ELLE. Pourquoi a-t-on tendance à sacraliser les débuts d’une histoire d’amour ?

CLAIRE MARIN. Dans les débuts, il y a ce sentiment que quelque chose de radicalement nouveau va commencer. Pas seulement la rencontre, mais l’entrée dans un univers, un ensemble de références inconnues : on se met d’ailleurs tout de suite à demander à l’autre ce qu’il ou elle écoute comme chansons, ou quels sont ses films préférés. Deleuze le dit très bien : c’est le monde que l’autre apporte avec lui qui est si désirable.

ELLE. Vous écrivez que, en même temps, ces débuts nous sont parfois « ravis », au sens premier du terme, sous l’émotion de l’amour naissant…

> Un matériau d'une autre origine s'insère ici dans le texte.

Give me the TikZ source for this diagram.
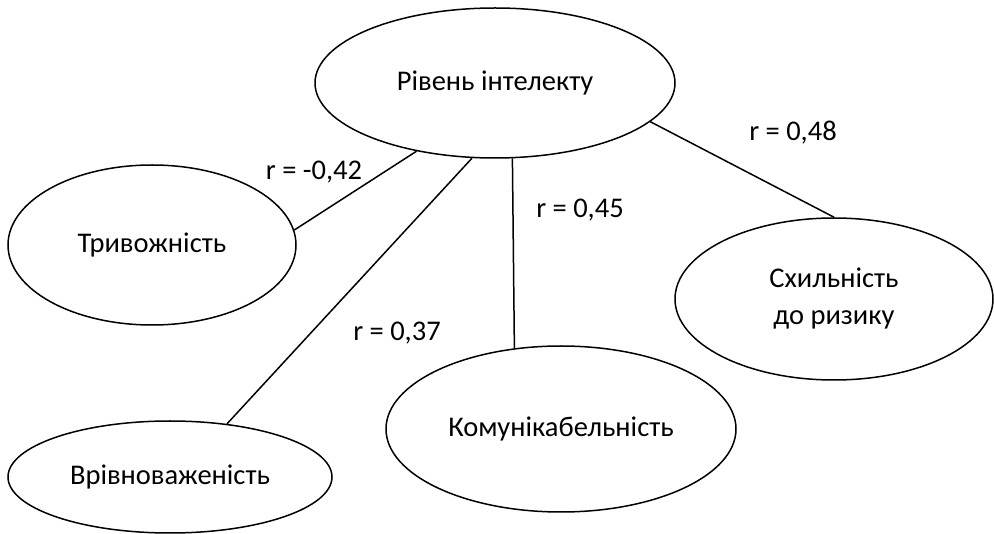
\documentclass[tikz,border=0pt]{standalone}
\usepackage{fontspec}
\setmainfont{Carlito}
\usetikzlibrary{shapes.geometric}
\tikzset{
  oval/.style={ellipse, draw=black, line width=1.5pt, inner sep=0pt, align=center,
    font=\fontsize{28.5}{37}\selectfont},
  lbl/.style={inner sep=0pt, font=\fontsize{28.5}{37}\selectfont},
  link/.style={draw=black, line width=1.5pt}
}
\begin{document}
\begin{tikzpicture}[x=1pt,y=-1pt]
\useasboundingbox (0,0) rectangle (994,534);
\node[oval, minimum width=360pt, minimum height=150pt] (top) at (495,83) {Рівень інтелекту};
\node[oval, minimum width=288pt, minimum height=160pt] (tryv) at (152,245) {Тривожність};
\node[oval, minimum width=324pt, minimum height=112pt] (vriv) at (170,477) {Врівноваженість};
\node[oval, minimum width=350pt, minimum height=166pt] (komu) at (561,429) {Комунікабельність};
\node[oval, minimum width=318pt, minimum height=162pt] (schy) at (834,299) {Схильність\\до ризику};
\draw[link] (top.221.9) -- (tryv.6.9);
\draw[link] (top.253.9) -- (vriv.43);
\draw[link] (top.283.3) -- (komu.120.65);
\draw[link] (top.346.9) -- (schy.90.7);
\node[lbl] (l1) at (314,172) {r = -0,42};
\node[lbl] (l2) at (397,333) {r = 0,37};
\node[lbl] (l3) at (580,210) {r = 0,45};
\node[lbl] (l4) at (793,133) {r = 0,48};
\end{tikzpicture}
\end{document}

C.M. On n’a pas toujours conscience d’être au début de quelque chose au moment où on le vit. On peut passer à côté et s’en apercevoir plus tard en se disant : c’étaient des débuts mais je ne m’en rendais pas compte. On peut d’ailleurs vivre des premières fois à tout âge : il y a des femmes qui ont leur premier orgasme ou qui sont devenues mères très tard.

L’idée que l’intensité des émotions serait propre à l’enfance ou à la jeunesse mérite d’être questionnée. Lorsqu’il y a des débuts tardifs dans l’existence, notre présence à l’événement, notre lucidité nous en font profiter autrement.

ELLE. Peut-on prédire l’avenir d’une histoire d’amour lorsqu’elle commence ?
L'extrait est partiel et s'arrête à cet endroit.